8. Hartmut Fähndrich – Swiss Federal Institute of Technology, Zürich

“Cain and Abel – The Biblical and Coranic Myth Basic to Ibrahim al-Koni’s Works”

Ibrahim al-Koni’s whole literary work may be seen as a continuous interpretation of the biblical cum koranic story of Cain and Abel (Qâbîl and Hâbîl). Maybe his worldview may altogether be considered to be based on this myth, which, however, is twofold, carrying, particularly in its biblical version, two essential elements, and Ibrahim al-Koni uses them both:

“And Abel was a keeper of sheep, but Cain was a tiller of the ground.”

The two brothers represent or symbolize two basic forms of life, the nomadic and the sedentary one, respectively, a division that is, of course, essentially also Ibrahim al-Koni’s, who inverts, however, the common values attached to either one: For him, the realization of human destiny is the nomadic way that prevents life from getting stagnant.

“And it came to pass, when they were in the field, that Cain rose up against Abel his brother and slew him.”

Yet, the two ways of life are not only opposed to each other, their confrontation is lethal or, in the appropriate terminology, fratricidal.
Time and again in al-Koni’s novels, nomads are lured on the path of sedentariness, which is to prove fatal for them.
Elsewhere (cf. the novel Cain, where is Abel thy brother?), fratricide occurs without the background of the two lifestyles. It is “simply” greed, envy, jealousy and thirst for power that lies at the root of fratricide.
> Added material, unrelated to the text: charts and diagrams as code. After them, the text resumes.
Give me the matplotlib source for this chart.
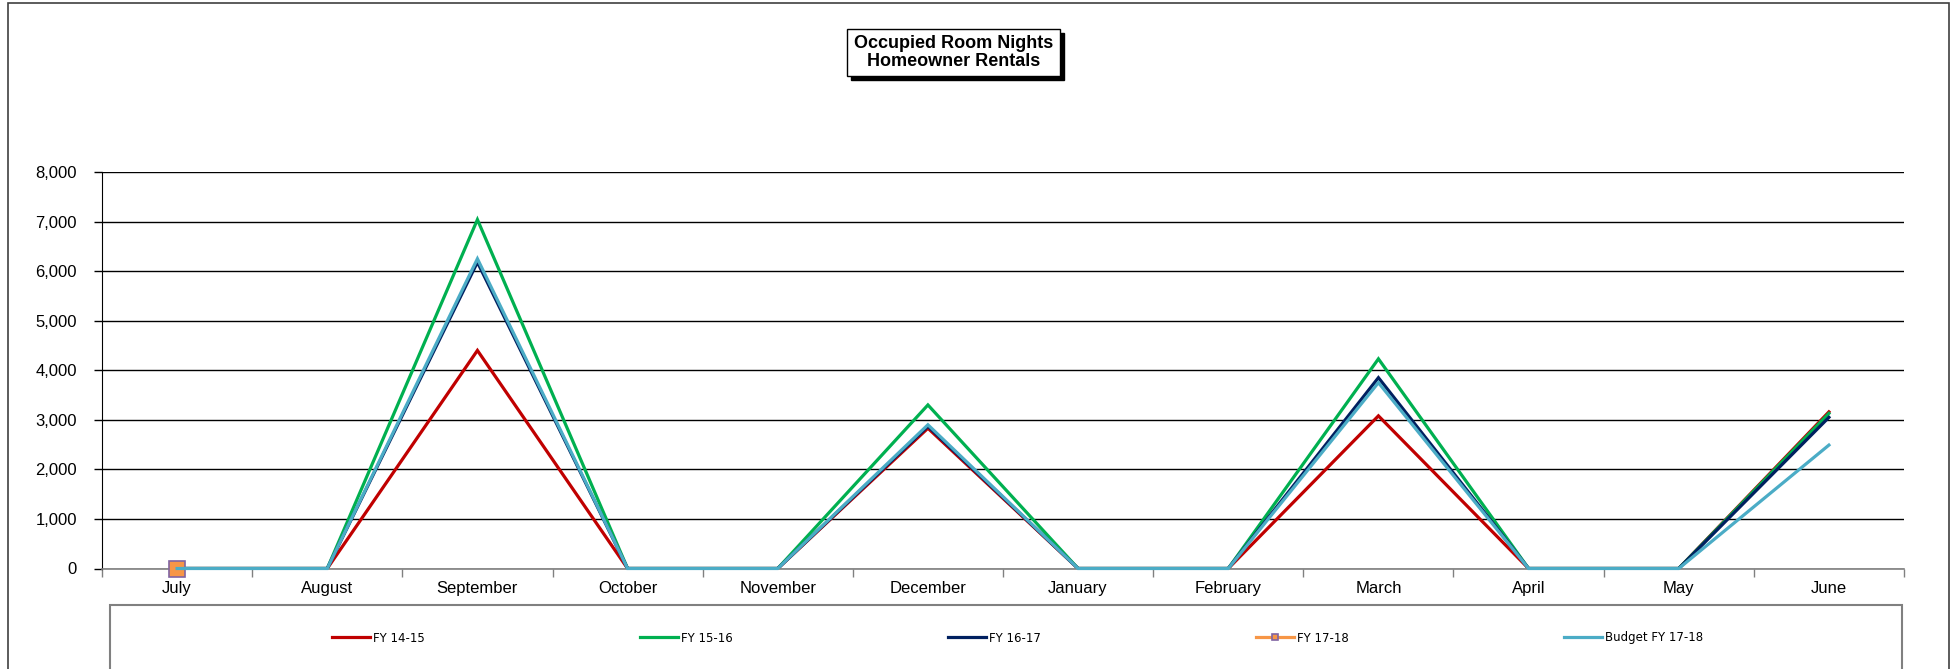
import matplotlib
matplotlib.use("Agg")
import matplotlib.pyplot as plt
from matplotlib.patches import Rectangle
from matplotlib.ticker import FuncFormatter, FixedLocator

# data
months = ['July', 'August', 'September', 'October', 'November', 'December',
          'January', 'February', 'March', 'April', 'May', 'June']
fy_14_15 = [0, 0, 4400, 0, 0, 2830, 0, 0, 3080, 0, 0, 3160]
fy_15_16 = [0, 0, 7040, 0, 0, 3300, 0, 0, 4230, 0, 0, 3130]
fy_16_17 = [0, 0, 6180, 0, 0, 2870, 0, 0, 3850, 0, 0, 3050]
fy_17_18 = [0]
budget_17_18 = [0, 0, 6250, 0, 0, 2900, 0, 0, 3750, 0, 0, 2490]

W, H = 1955, 669
fig = plt.figure(figsize=(W / 100, H / 100), dpi=100)
plt.rcParams['font.family'] = ['Liberation Sans', 'DejaVu Sans']


def fx(px):
    return px / W


def fy(py):
    return 1 - py / H


# outer border
fig.patches.append(Rectangle((fx(8), fy(700)), fx(1949) - fx(8), fy(3) - fy(700),
                             transform=fig.transFigure, fill=False,
                             edgecolor='#404040', linewidth=1.2))

ax = fig.add_axes([fx(102), fy(568.5), fx(1904) - fx(102), fy(172) - fy(568.5)])
x = list(range(len(months)))
lw = 2.3
ax.plot(x, fy_14_15, color='#C00000', lw=lw, label='FY 14-15', solid_joinstyle='miter')
ax.plot(x, fy_15_16, color='#00B050', lw=lw, label='FY 15-16', solid_joinstyle='miter')
ax.plot(x, fy_16_17, color='#002060', lw=lw, label='FY 16-17', solid_joinstyle='miter')
ax.plot(x[:len(fy_17_18)], fy_17_18, color='#F79646', lw=lw, marker='s', markersize=11,
        markerfacecolor='#F79646', markeredgecolor='#8064A2', markeredgewidth=1.2,
        label='FY 17-18', clip_on=False, zorder=3)
ax.plot(x, budget_17_18, color='#4BACC6', lw=lw, label='Budget FY 17-18',
        solid_joinstyle='miter', clip_on=False, zorder=4)

ax.set_xlim(-0.5, len(months) - 0.5)
ax.set_ylim(0, 8000)
ax.set_yticks(range(0, 8001, 1000))
ax.yaxis.set_major_formatter(FuncFormatter(lambda v, p: f"{int(v):,}"))
ax.grid(axis='y', color='black', linewidth=1.0)
ax.set_axisbelow(True)

ax.set_xticks(x)
ax.set_xticklabels(months)
ax.xaxis.set_minor_locator(FixedLocator([i - 0.5 for i in range(len(months) + 1)]))
ax.tick_params(axis='x', which='major', length=0, pad=9, labelsize=12)
ax.tick_params(axis='x', which='minor', length=6, direction='out', color='#808080', width=1)
ax.tick_params(axis='y', length=6, direction='out', pad=12, labelsize=12, width=1)

for s in ['top', 'right']:
    ax.spines[s].set_visible(False)
ax.spines['left'].set_color('black')
ax.spines['bottom'].set_color('#808080')
ax.spines['bottom'].set_linewidth(1.2)

# title box with shadow
fig.patches.append(Rectangle((fx(851), fy(80)), fx(1064) - fx(851), fy(33) - fy(80),
                             transform=fig.transFigure, facecolor='black', edgecolor='black'))
fig.patches.append(Rectangle((fx(847), fy(76)), fx(1060) - fx(847), fy(29) - fy(76),
                             transform=fig.transFigure, facecolor='white', edgecolor='black',
                             linewidth=1))
fig.text(fx(953.5), fy(52.5), 'Occupied Room Nights\nHomeowner Rentals', ha='center',
         va='center', fontsize=13, fontweight='bold', linespacing=1.05)

# legend box
fig.patches.append(Rectangle((fx(110), fy(700)), fx(1902) - fx(110), fy(605) - fy(700),
                             transform=fig.transFigure, fill=False,
                             edgecolor='#808080', linewidth=1.5))
handles, labels = ax.get_legend_handles_labels()
fig.legend(handles, labels, loc='center left', bbox_to_anchor=(fx(332), fy(638)),
           ncol=5, frameon=False, handlelength=3.2, handletextpad=0.3, columnspacing=18.2,
           borderpad=0, borderaxespad=0, markerscale=0.45,
           prop={'family': 'Liberation Sans Narrow', 'size': 8.5})

fig.savefig('out.png', dpi=100)
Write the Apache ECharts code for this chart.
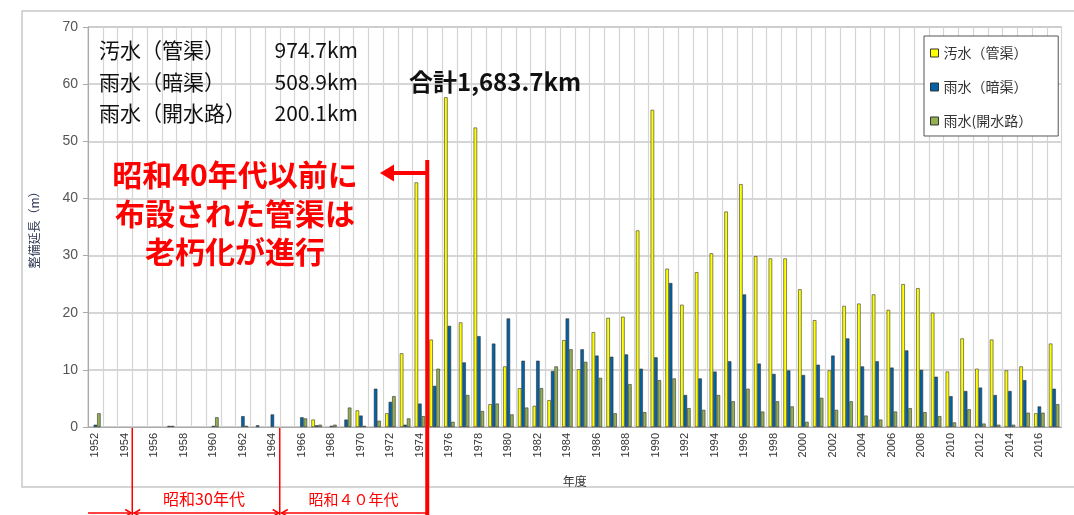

9. Amira El-Zein – Georgetown University School of Foreign Service in Qatar

“Unity of Existence in the Work of Ibrahim al-Koni”

This paper argues that al-Koni’s novels The Seven Veils of Seth and Anubis aim at differentiating between illusion and Reality and by the same token attain the “Unity of Existence” or wahdat al-wujud.

The paper will look in the first part at the different obstacles that impede the distinction between illusion and Reality, such as sedentary life, material accretion, and forgetfulness of who we are, all of which make up the illusion of truth.

In its second part, the paper will uncover the different ways that bring in the apprehension of Reality, such as nomadic life, solitude, bond with animals, with nature, and with spirits.

In my conclusion, I will decode the father/son symbolism and demonstrate how it represents the ultimate step of Unity of Existence, which is none other than the Union with the Beloved.